Finding 3: Effects Emerge Quickly
The timeline is alarming: these negative effects emerged after only approximately 10 minutes of AI interaction.
This isn’t about long-term AI use over months or years. The study found that even brief exposure to AI assistance was enough to reduce persistence and impair independent performance.
Why This Matters for Executives
It addresses the tension between short-term productivity and long-term competence. Organizations are investing in AI to boost productivity today. This research suggests those same investments may be undermining the skill development needed for tomorrow.
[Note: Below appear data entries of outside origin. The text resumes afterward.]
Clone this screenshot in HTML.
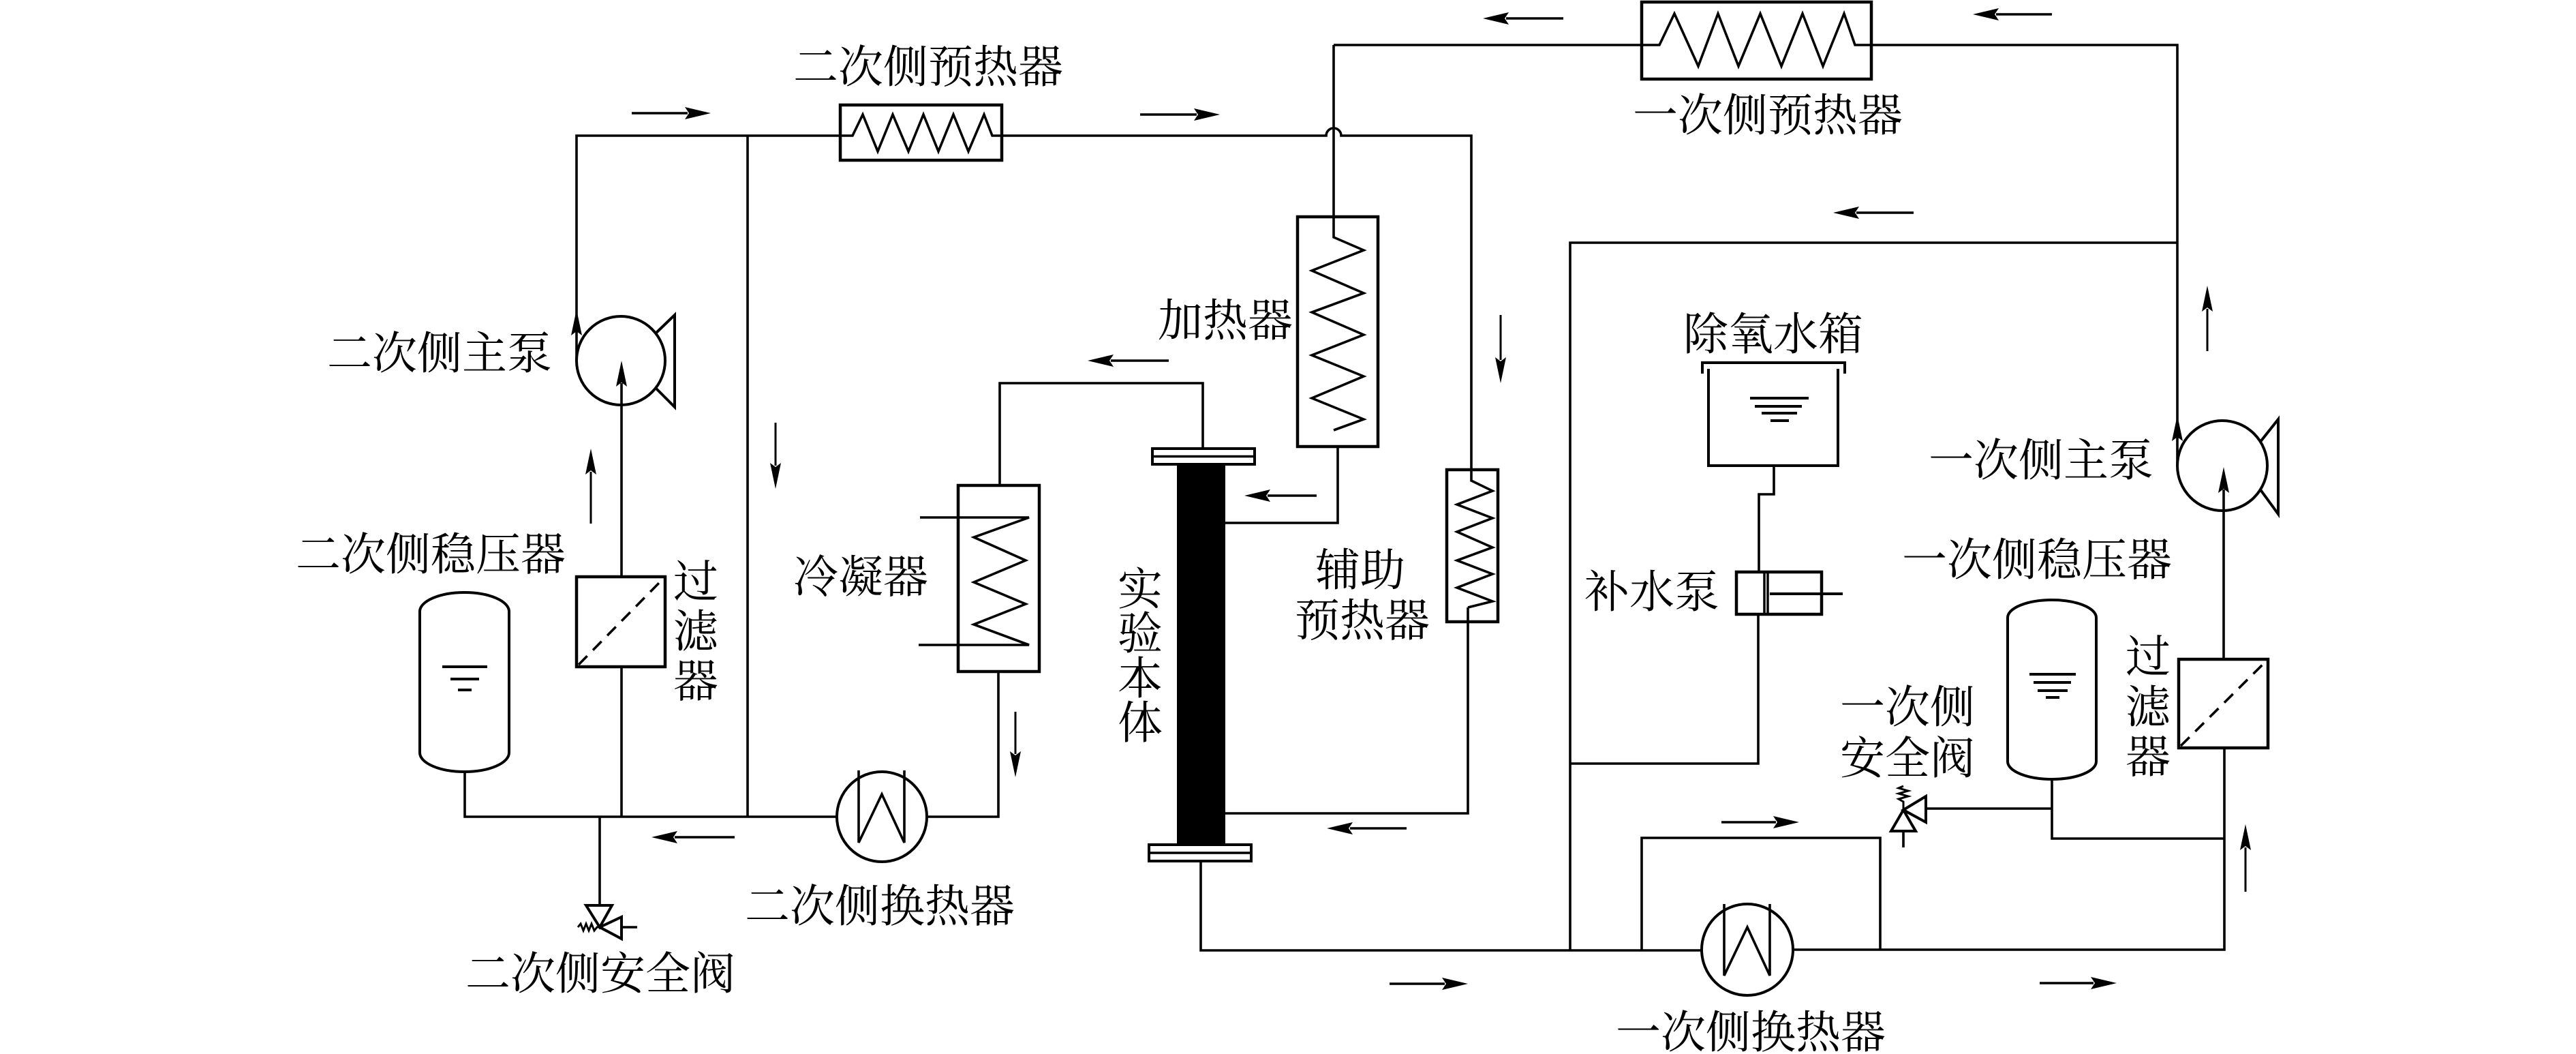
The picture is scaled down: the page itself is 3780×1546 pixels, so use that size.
<!DOCTYPE html>
<html><head><meta charset="utf-8">
<style>
html,body{margin:0;padding:0;background:#fff;}
svg{display:block;}
text{font-family:"Liberation Serif","Noto Serif CJK SC",serif;font-size:66px;fill:#000;}
</style></head>
<body>
<svg width="3780" height="1546" viewBox="0 0 3780 1546" xmlns="http://www.w3.org/2000/svg">
<rect width="3780" height="1546" fill="#fff"/>
<g fill="none" stroke="#000" stroke-width="3.6" stroke-linejoin="miter">
<!-- secondary loop -->
<path d="M846,529 L846,199 L1233,199"/>
<path d="M1470,199 L1946,199 A11,11 0 0 1 1968,199 L2159,199 L2159,689"/>
<path d="M1097,199 L1097,1198"/>
<path d="M682,1132 L682,1198 L1228,1198"/>
<path d="M912,978 L912,1198"/>
<path d="M912,846 L912,562"/>
<path d="M880,1198 L880,1328"/>
<path d="M1360,1198 L1465,1198 L1465,985"/>
<path d="M1467,712 L1467,562 L1765,562 L1765,658"/>
<path d="M1963,655 L1963,767 L1798,767"/>
<path d="M2154,891 L2154,1193 L1798,1193"/>
<!-- secondary preheater -->
<rect x="1233" y="154" width="237" height="81" stroke-width="4.5"/>
<path d="M1233,199 L1251,199 L1266,168 L1288,222 L1310,168 L1333,222 L1355,168 L1377,222 L1399,168 L1421,222 L1444,168 L1456,199 L1470,199"/>
<!-- secondary pump -->
<circle cx="911" cy="529" r="65" stroke-width="4"/>
<path d="M962,489 L990,462 L990,597 L962,569" stroke-width="4"/>
<!-- secondary filter -->
<rect x="846" y="846" width="130" height="132" stroke-width="4.5"/>
<path d="M849,975 L973,849" stroke-dasharray="18 12"/>
<!-- secondary pressurizer -->
<path d="M616,897 A65.5,28 0 0 1 747,897 L747,1104 A65.5,28 0 0 1 616,1104 Z" stroke-width="4"/>
<!-- secondary HX -->
<circle cx="1294" cy="1198" r="66" stroke-width="4"/>
<path d="M1260,1130 L1260,1236 L1294,1165 L1327,1236 L1327,1130"/>
<!-- condenser -->
<rect x="1406" y="712" width="119" height="273" stroke-width="4.5"/>
<path d="M1350,759 L1510,759 L1429,788 L1505,822 L1429,854 L1505,886 L1429,916 L1510,946 L1348,946"/>
<!-- secondary safety valve -->
<path d="M860,1328 L898,1328 L880,1360 Z" stroke-width="4"/>
<path d="M880,1360 L912,1345 L912,1377 Z" stroke-width="4"/>
<path d="M912,1360 L935,1360"/>
<path d="M848,1360 L852,1355 L856,1365 L860,1355 L864,1365 L868,1355 L872,1365 L876,1360 L880,1360" stroke-width="3"/>
<!-- test section -->
<rect x="1691" y="658" width="150" height="23" stroke-width="4"/>
<path d="M1691,669.5 L1841,669.5"/>
<rect x="1686" y="1239" width="150" height="24" stroke-width="4"/>
<path d="M1686,1251 L1836,1251"/>
<!-- heater -->
<rect x="1904" y="318" width="118" height="337" stroke-width="4.5"/>
<path d="M1957,66 L1957,348 L2001,367 L1925,397 L2001,430 L1925,458 L2001,491 L1925,521 L2001,552 L1925,584 L2001,615 L1957,631"/>
<!-- aux preheater -->
<rect x="2123" y="689" width="75" height="223" stroke-width="4.5"/>
<path d="M2159,689 L2159,705 L2190,720 L2138,740 L2190,760 L2138,780 L2190,803 L2138,822 L2190,842 L2138,862 L2190,882 L2154,891"/>
<!-- primary loop -->
<path d="M1762,1263 L1762,1394 L2497,1394"/>
<path d="M2631,1393 L3264,1393 L3264,1097"/>
<path d="M3263,967 L3263,718"/>
<path d="M3195,683 L3195,66 L2746,66"/>
<path d="M2409,66 L1957,66"/>
<path d="M2304,1394 L2304,356 L3195,356"/>
<path d="M2409,1394 L2409,1229 L2759,1229 L2759,1393"/>
<path d="M2304,1120 L2580,1120 L2580,901"/>
<path d="M2581,839 L2581,725 L2603,725 L2603,683"/>
<path d="M3011,1143 L3011,1230 L3264,1230"/>
<path d="M2826,1186 L3011,1186"/>
<!-- primary preheater -->
<rect x="2409" y="3" width="337" height="113" stroke-width="4.5"/>
<path d="M2409,66 L2435,66 L2457,20 L2492,97 L2521,20 L2551,97 L2583,20 L2614,97 L2645,20 L2675,97 L2706,20 L2722,66 L2746,66"/>
<!-- primary pump -->
<circle cx="3261" cy="683" r="66" stroke-width="4"/>
<path d="M3316,649 L3343,615 L3343,754 L3316,717" stroke-width="4"/>
<!-- primary filter -->
<rect x="3197" y="967" width="131" height="130" stroke-width="4.5"/>
<path d="M3200,1094 L3325,970" stroke-dasharray="18 12"/>
<!-- primary pressurizer -->
<path d="M2946,906 A65,26 0 0 1 3076,906 L3076,1117 A65,26 0 0 1 2946,1117 Z" stroke-width="4"/>
<!-- primary HX -->
<circle cx="2564" cy="1393" r="67" stroke-width="4"/>
<path d="M2530,1326 L2530,1431 L2564,1360 L2597,1431 L2597,1326"/>
<!-- tank -->
<path d="M2498,548 L2498,532 L2707,532 L2707,548" stroke-width="4"/>
<path d="M2507,541 L2507,683 L2697,683 L2697,541" stroke-width="4"/>
<!-- makeup pump -->
<rect x="2548" y="839" width="125" height="62" stroke-width="4.5"/>
<path d="M2589,839 L2589,901 M2594,839 L2594,901" stroke-width="3.5"/>
<path d="M2597,871 L2704,871" stroke-width="4"/>
<!-- primary safety valve -->
<path d="M2793,1188 L2826,1168 L2826,1206 Z" stroke-width="4"/>
<path d="M2793,1188 L2775,1219 L2811,1219 Z" stroke-width="4"/>
<path d="M2793,1219 L2793,1243"/>
<path d="M2793,1188 L2793,1176 L2786,1172 L2800,1168 L2786,1164 L2800,1160 L2786,1156 L2793,1153" stroke-width="3"/>
<!-- arrow shafts -->
<path d="M927,166 L1009,166 M1673,168 L1756,168 M2526,1206 L2606,1206 M2039,1443 L2120,1443 M2993,1442 L3072,1442"/>
<path d="M2210,27 L2294,27 M2929,21 L3011,21 M2724,312 L2808,312 M1630,529 L1715,529 M1860,727 L1932,727 M990,1228 L1078,1228 M1981,1215 L2064,1215"/>
<path d="M1138,620 L1138,683 M1490,1044 L1490,1106 M2202,462 L2202,528" stroke-width="3"/>
<path d="M867,692 L867,768 M3239,453 L3239,515 M3295,1243 L3295,1308" stroke-width="3"/>
</g>
<!-- level lines -->
<g stroke="#000" stroke-width="4">
<path d="M649,978 L715,978 M661,996 L703,996 M672,1012 L692,1012"/>
<path d="M2978,989 L3046,989 M2984,1001 L3039,1001 M2990,1013 L3034,1013 M3002,1023 L3022,1023"/>
<path d="M2568,584 L2654,584 M2575,596 L2644,596 M2585,606 L2637,606 M2598,617 L2625,617"/>
</g>
<!-- test body -->
<rect x="1727" y="681" width="71" height="558" fill="#000"/>
<!-- arrowheads -->
<g fill="#000" stroke="none">
<polygon points="1043,166 1005,157 1011,166 1005,175"/>
<polygon points="1790,168 1752,159 1758,168 1752,177"/>
<polygon points="2640,1206 2602,1197 2608,1206 2602,1215"/>
<polygon points="2154,1443 2116,1434 2122,1443 2116,1452"/>
<polygon points="3106,1442 3068,1433 3074,1442 3068,1451"/>
<polygon points="2176,27 2214,18 2208,27 2214,36"/>
<polygon points="2895,21 2933,12 2927,21 2933,30"/>
<polygon points="2690,312 2728,303 2722,312 2728,321"/>
<polygon points="1596,529 1634,520 1628,529 1634,538"/>
<polygon points="1826,727 1864,718 1858,727 1864,736"/>
<polygon points="956,1228 994,1219 988,1228 994,1237"/>
<polygon points="1947,1215 1985,1206 1979,1215 1985,1224"/>
<polygon points="1138,717 1130,679 1138,685 1146,679"/>
<polygon points="1490,1140 1482,1102 1490,1108 1498,1102"/>
<polygon points="2202,562 2194,524 2202,530 2210,524"/>
<polygon points="867,658 859,696 867,690 875,696"/>
<polygon points="3239,419 3231,457 3239,451 3247,457"/>
<polygon points="3295,1209 3287,1247 3295,1241 3303,1247"/>
<polygon points="846,454 838,492 846,486 854,492"/>
<polygon points="912,529 904,567 912,561 920,567"/>
<polygon points="3195,609 3187,647 3195,641 3203,647"/>
<polygon points="3263,685 3255,723 3263,717 3271,723"/>
</g>
<!-- labels -->
<text x="1164" y="121">二次侧预热器</text>
<text x="480" y="541">二次侧主泵</text>
<text x="434" y="836">二次侧稳压器</text>
<text x="988" y="876">过</text>
<text x="988" y="949">滤</text>
<text x="988" y="1022">器</text>
<text x="1164" y="869">冷凝器</text>
<text x="1093" y="1352">二次侧换热器</text>
<text x="683" y="1451">二次侧安全阀</text>
<text x="1699" y="493">加热器</text>
<text x="1640" y="887">实</text>
<text x="1640" y="952">验</text>
<text x="1640" y="1018">本</text>
<text x="1640" y="1083">体</text>
<text x="1930" y="859">辅助</text>
<text x="1900" y="933">预热器</text>
<text x="2396" y="192">一次侧预热器</text>
<text x="2470" y="513">除氧水箱</text>
<text x="2325" y="891">补水泵</text>
<text x="2830" y="698">一次侧主泵</text>
<text x="2791" y="844">一次侧稳压器</text>
<text x="2700" y="1060">一次侧</text>
<text x="2700" y="1135">安全阀</text>
<text x="3119" y="986">过</text>
<text x="3119" y="1060">滤</text>
<text x="3119" y="1133">器</text>
<text x="2371" y="1537">一次侧换热器</text>
</svg>
</body></html>
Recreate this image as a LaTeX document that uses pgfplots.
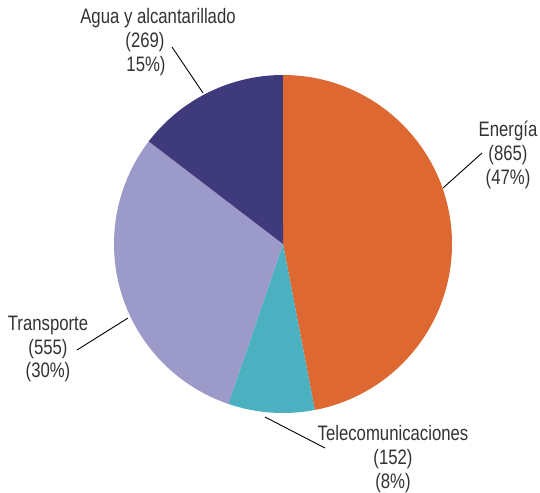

It provides causal evidence, not correlation. The randomized controlled trial design means the researchers can attribute the effects to AI assistance itself, not to other factors.
The effects are rapid and measurable. The 10-minute timeline means organizations don’t have years to figure this out. The impact on learning behaviors could be happening right now, in real time, as employees use AI tools.
Implications for Business Functions
Learning and Development
For Chief Learning Officers and training directors, this research is particularly relevant. The findings suggest that:
- Training design needs to account for AI effects. If AI assistance reduces persistence and hurts independent performance, then training programs that incorporate AI need to be designed differently.
- Assessment frameworks need updating. Traditional assessments may not capture the effects of AI dependence.
- The ROI calculation for AI in training needs revisiting. If AI improves short-term performance metrics but harms long-term skill development, the business case for AI in training looks different.
Human Resources and Talent Management
For Chief Human Resources Officers and talent leaders, the implications include:
- Skill development strategies need adjustment. If AI is changing how people learn and solve problems, then talent development programs need to adapt.
- Performance management systems may need redesign. If employees are using AI to complete tasks, traditional performance metrics may not accurately reflect their independent capability.
- Career development paths need consideration. If early-career employees develop in an AI-heavy environment, will they have the problem-solving persistence needed for senior roles?
Operations and Workforce Strategy
For operations leaders and workforce strategists:
- Work design needs to balance AI efficiency with human development. Jobs that are heavily AI-assisted may need to include regular opportunities for independent problem-solving.
- The long-term workforce capability equation changes. If AI reduces persistence and independent performance, then organizations may need different skill mixes in the future workforce.
- Implementation strategies need refinement. Rolling out AI tools without considering their impact on learning and development could have unintended long-term consequences.
What Leaders Should Do Next
1. Assess current AI impact on learning and development. Before your next workforce strategy meeting, gather data on how employees are using AI in learning and development contexts.
2. Develop guidelines for balanced AI use in learning. Create organizational guidelines that address when AI assistance should and shouldn’t be used in training and development.
3. Design “AI-aware” training programs. Revise training programs to account for AI effects, including AI-free practice sessions to build independent capability.
4. Monitor AI’s impact on workforce capability. Establish metrics to track changes in persistence and problem-solving behaviors.
5. Advocate for better AI design. Work with AI vendors and internal development teams to prioritize AI systems that scaffold learning and encourage persistence.
6. Revisit the ROI calculation for AI investments. Factor in potential long-term costs to workforce capability when evaluating AI investments.